If Biden grows too vulnerable, that might place one of Trump’s key intra-GOP levers of power at risk. Since Trump descended the golden escalator in 2015, Republicans have been terrified that he would go rogue and start a third-party candidacy. However, if Biden remains mired in the low 30s, Republicans might feel less need to defer to Trump. Running to lose as a spoiler if he lost the 2024 GOP nomination would cut against Trump’s political history so far. Though he often toyed with running as a third-party candidate, he never mounted a serious effort until he glimpsed an opening in one of the two major political parties. Trump could encourage his voters to stay home if he’s not the nominee. But a critically unpopular Biden also undermines that threat.

 

Nor is it clear that it would be in Trump’s own interest to act as a spoiler. If the Republican nominee were to win despite Trump’s opposition, voters might see him as irrelevant. If Democrats were to end up winning in November 2024 because of Trump’s effort to burn the GOP down, that could severely damage his political brand among the grassroots voters who constitute his base.

 

While Trump is a master of branding, his political success has been parasitic upon broader institutions. He relied on cable networks to give him a boost in the 2016 primary, Twitter to get his message out, and the Republican Party to provide a political apparatus. He has been unable to re-create those things on his own. Cut off from Twitter, he has been unable to generate the same amount of buzz. His multiple efforts to re-create that platform have stumbled.
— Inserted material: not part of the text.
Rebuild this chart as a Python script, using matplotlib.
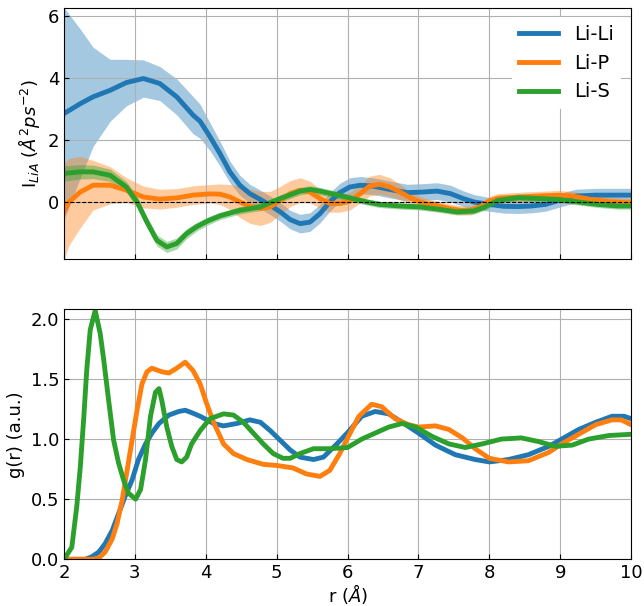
import matplotlib
matplotlib.use('Agg')
import matplotlib.pyplot as plt
import numpy as np

# ---- top panel: I_LiA with uncertainty band ----
r_lili_top = [2.0, 2.23, 2.41, 2.65, 2.88, 3.12, 3.35, 3.59, 3.82, 3.92, 4.06, 4.2, 4.34, 4.48,
              4.62, 4.77, 4.91, 5.05, 5.19, 5.33, 5.47, 5.61, 5.75, 5.89, 6.03, 6.18, 6.36,
              6.6, 6.84, 7.07, 7.26, 7.45, 7.63, 7.78, 8.0, 8.2, 8.41, 8.6, 8.79, 9.03, 9.22,
              9.5, 9.75, 10.0]
i_lili = [2.85, 3.17, 3.39, 3.6, 3.85, 3.98, 3.82, 3.39, 2.80, 2.6, 2.1, 1.56, 0.97, 0.54,
          0.27, 0.08, -0.11, -0.32, -0.57, -0.70, -0.65, -0.38, 0.0, 0.3, 0.48, 0.54, 0.51,
          0.40, 0.30, 0.32, 0.35, 0.27, 0.11, 0.0, -0.08, -0.14, -0.15, -0.13, -0.08, 0.08,
          0.19, 0.22, 0.22, 0.22]
err_lili = [3.42, 2.4, 1.6, 1.0, 0.75, 0.6, 0.55, 0.58, 0.6, 0.55, 0.45, 0.4, 0.35, 0.32,
            0.3, 0.3, 0.3, 0.3, 0.3, 0.3, 0.3, 0.3, 0.3, 0.3, 0.3, 0.28, 0.27,
            0.27, 0.27, 0.27, 0.27, 0.27, 0.25, 0.24, 0.22, 0.22, 0.22, 0.22, 0.22, 0.22,
            0.22, 0.22, 0.22, 0.22]

r_lip_top = [2.0, 2.07, 2.23, 2.41, 2.65, 2.88, 3.12, 3.35, 3.59, 3.82, 4.06, 4.2, 4.34, 4.48,
             4.62, 4.77, 4.91, 5.05, 5.19, 5.33, 5.47, 5.61, 5.75, 5.89, 6.03, 6.18, 6.31,
             6.45, 6.6, 6.74, 6.88, 7.02, 7.16, 7.3, 7.45, 7.59, 7.73, 7.87, 8.0, 8.12, 8.41,
             8.69, 8.97, 9.16, 9.44, 9.72, 10.0]
i_lip = [-0.32, 0.0, 0.32, 0.54, 0.54, 0.38, 0.16, 0.09, 0.13, 0.22, 0.26, 0.25, 0.16, 0.0,
         -0.14, -0.21, -0.16, 0.05, 0.27, 0.38, 0.32, 0.11, -0.05, -0.05, 0.02, 0.27, 0.51,
         0.57, 0.48, 0.32, 0.14, 0.0, -0.08, -0.14, -0.22, -0.27, -0.27, -0.16, 0.03, 0.12,
         0.16, 0.19, 0.22, 0.19, 0.08, 0.0, -0.03]
err_lip = [1.55, 1.4, 1.15, 0.8, 0.6, 0.4, 0.35, 0.32, 0.3, 0.3, 0.3, 0.33, 0.4, 0.5,
           0.55, 0.55, 0.5, 0.45, 0.42, 0.4, 0.35, 0.3, 0.28, 0.28, 0.28, 0.3, 0.32,
           0.32, 0.3, 0.25, 0.2, 0.18, 0.16, 0.15, 0.15, 0.15, 0.15, 0.15, 0.15, 0.15, 0.15,
           0.15, 0.15, 0.15, 0.15, 0.15, 0.15]

r_lis_top = [2.0, 2.23, 2.41, 2.65, 2.88, 3.03, 3.17, 3.31, 3.45, 3.59, 3.73, 3.87, 4.04, 4.2,
             4.48, 4.77, 5.05, 5.33, 5.47, 5.61, 5.89, 6.03, 6.27, 6.45, 6.74, 7.02, 7.3,
             7.54, 7.78, 7.95, 8.12, 8.41, 8.69, 8.97, 9.25, 9.53, 9.81, 10.0]
i_lis = [0.92, 0.97, 0.97, 0.86, 0.48, 0.0, -0.65, -1.24, -1.45, -1.34, -1.02, -0.8, -0.6,
         -0.45, -0.27, -0.16, 0.11, 0.35, 0.40, 0.35, 0.21, 0.13, 0.0, -0.08, -0.13, -0.16,
         -0.24, -0.32, -0.29, -0.15, 0.05, 0.14, 0.11, 0.08, 0.0, -0.08, -0.13, -0.13]
err_lis = [0.25, 0.23, 0.22, 0.2, 0.18, 0.18, 0.18, 0.18, 0.18, 0.18, 0.16, 0.14, 0.13, 0.12,
           0.12, 0.12, 0.12, 0.12, 0.12, 0.12, 0.11, 0.1, 0.1, 0.1, 0.1, 0.1, 0.1,
           0.1, 0.1, 0.1, 0.1, 0.1, 0.1, 0.1, 0.1, 0.1, 0.1, 0.1]

# ---- bottom panel: g(r) ----
r_lili_g = [2.0, 2.3, 2.39, 2.49, 2.58, 2.68, 2.77, 2.86, 2.96, 3.05, 3.15, 3.24, 3.34, 3.48,
            3.62, 3.71, 3.80, 3.92, 4.11, 4.25, 4.44, 4.62, 4.77, 4.91, 5.05, 5.19, 5.33,
            5.52, 5.66, 5.85, 6.01, 6.2, 6.39, 6.58, 6.77, 7.0, 7.24, 7.52, 7.8, 8.0, 8.27,
            8.55, 8.84, 9.02, 9.26, 9.5, 9.73, 9.9, 10.0]
g_lili = [0.0, 0.0, 0.02, 0.06, 0.13, 0.24, 0.38, 0.52, 0.66, 0.83, 0.96, 1.05, 1.13, 1.2,
          1.23, 1.24, 1.22, 1.19, 1.13, 1.11, 1.13, 1.16, 1.14, 1.07, 0.99, 0.91, 0.85,
          0.83, 0.85, 0.96, 1.06, 1.19, 1.23, 1.21, 1.14, 1.05, 0.95, 0.87, 0.83, 0.81, 0.83,
          0.87, 0.94, 1.0, 1.08, 1.14, 1.19, 1.19, 1.17]

r_lip_g = [2.0, 2.4, 2.49, 2.58, 2.68, 2.75, 2.82, 2.89, 2.96, 3.03, 3.10, 3.17, 3.24, 3.38,
           3.48, 3.59, 3.71, 3.82, 3.92, 4.01, 4.11, 4.25, 4.39, 4.58, 4.81, 5.01, 5.23, 5.42,
           5.61, 5.75, 5.89, 6.01, 6.16, 6.34, 6.48, 6.67, 6.86, 7.0, 7.24, 7.43, 7.62, 7.8,
           8.0, 8.27, 8.55, 8.84, 9.02, 9.26, 9.5, 9.73, 9.86, 10.0]
g_lip = [0.0, 0.0, 0.01, 0.06, 0.17, 0.30, 0.49, 0.74, 0.99, 1.24, 1.46, 1.56, 1.59, 1.56,
         1.55, 1.59, 1.64, 1.57, 1.46, 1.30, 1.14, 0.96, 0.88, 0.83, 0.79, 0.78, 0.76, 0.71,
         0.69, 0.74, 0.88, 1.02, 1.19, 1.29, 1.27, 1.17, 1.12, 1.10, 1.11, 1.08, 1.01, 0.92,
         0.84, 0.81, 0.82, 0.89, 0.96, 1.04, 1.12, 1.16, 1.16, 1.12]

r_lis_g = [2.0, 2.11, 2.18, 2.23, 2.28, 2.32, 2.37, 2.44, 2.51, 2.56, 2.63, 2.70, 2.77, 2.84,
           2.91, 3.01, 3.08, 3.15, 3.22, 3.29, 3.34, 3.38, 3.45, 3.52, 3.59, 3.66, 3.73, 3.80,
           3.92, 4.06, 4.25, 4.39, 4.53, 4.67, 4.81, 4.95, 5.09, 5.19, 5.33, 5.52, 5.75, 6.0,
           6.2, 6.39, 6.58, 6.77, 6.96, 7.2, 7.43, 7.66, 7.9, 8.17, 8.45, 8.69, 8.93, 9.17,
           9.4, 9.69, 10.0]
g_lis = [0.0, 0.1, 0.44, 0.77, 1.19, 1.57, 1.91, 2.07, 1.88, 1.66, 1.32, 0.99, 0.80, 0.66,
         0.55, 0.5, 0.58, 0.83, 1.19, 1.39, 1.42, 1.32, 1.10, 0.94, 0.83, 0.81, 0.85, 0.96,
         1.07, 1.17, 1.21, 1.20, 1.14, 1.05, 0.96, 0.88, 0.84, 0.84, 0.88, 0.92, 0.92, 0.93,
         1.0, 1.05, 1.10, 1.13, 1.10, 1.02, 0.96, 0.93, 0.96, 1.0, 1.01, 0.98, 0.94, 0.95,
         1.0, 1.03, 1.04]

labels = ['Li-Li', 'Li-P', 'Li-S']
colors = ['tab:blue', 'tab:orange', 'tab:green']

plt.rcParams['font.size'] = 13

fig = plt.figure(figsize=(6.44, 6.06), dpi=100)
ax_top = fig.add_axes([0.0994, 0.5726, 0.8806, 0.415])
ax_bot = fig.add_axes([0.0994, 0.0771, 0.8806, 0.4125])

top_series = [(r_lili_top, i_lili, err_lili), (r_lip_top, i_lip, err_lip), (r_lis_top, i_lis, err_lis)]
for (r, v, e), lab, c in zip(top_series, labels, colors):
    r, v, e = np.array(r), np.array(v), np.array(e)
    ax_top.fill_between(r, v - e, v + e, color=c, alpha=0.4, lw=0)
    ax_top.plot(r, v, color=c, lw=3.5, label=lab)
ax_top.axhline(0, color='k', ls='--', lw=0.8)
ax_top.set_xlim(2, 10)
ax_top.set_ylim(-1.84, 6.27)
ax_top.set_yticks([0, 2, 4, 6])
ax_top.set_xticklabels([])
ax_top.set_ylabel(r'I$_{LiA}$ ($\AA^2 ps^{-2}$)')
ax_top.grid(True)
ax_top.legend(loc='upper right', fontsize=14, framealpha=1, edgecolor='none', fancybox=False)

bot_series = [(r_lili_g, g_lili), (r_lip_g, g_lip), (r_lis_g, g_lis)]
for (r, g), lab, c in zip(bot_series, labels, colors):
    ax_bot.plot(r, g, color=c, lw=3.5, label=lab)
ax_bot.set_xlim(2, 10)
ax_bot.set_ylim(0, 2.08)
ax_bot.set_yticks([0.0, 0.5, 1.0, 1.5, 2.0])
ax_bot.set_xlabel(r'r ($\AA$)', labelpad=0)
ax_bot.set_ylabel('g(r) (a.u.)')
ax_bot.grid(True)

for ax in (ax_top, ax_bot):
    ax.tick_params(direction='in')

fig.savefig('out.png', dpi=100)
The “From the Desk of Donald J. Trump” blog lasted less than a month. His “truths” (posts) on Truth Social have not dominated the conversation as the tweets of yore did. Mounting a third-party run for the presidency would be a logistical marathon, requiring a combination of coordination and discipline that has often eluded Trump World. Trump’s clearest avenue to win the Oval Office again would be through the Republican Party, but he might face some new obstacles if he tries to seize the Republican nomination again.

 

To be sure, Trump would enter the 2024 presidential field with many advantages and would no doubt start with higher poll numbers than he did in June 2015. If he does run, many Democrats are likely to try to boost his candidacy, as might the national press corps (which has a symbiotic relationship with him characterized by performative loathing). That would be one continuity from 2016. However, many other things have changed since then. Republican voters looking for a populist set of policies in 2024 could have options other than another season of the Trump show.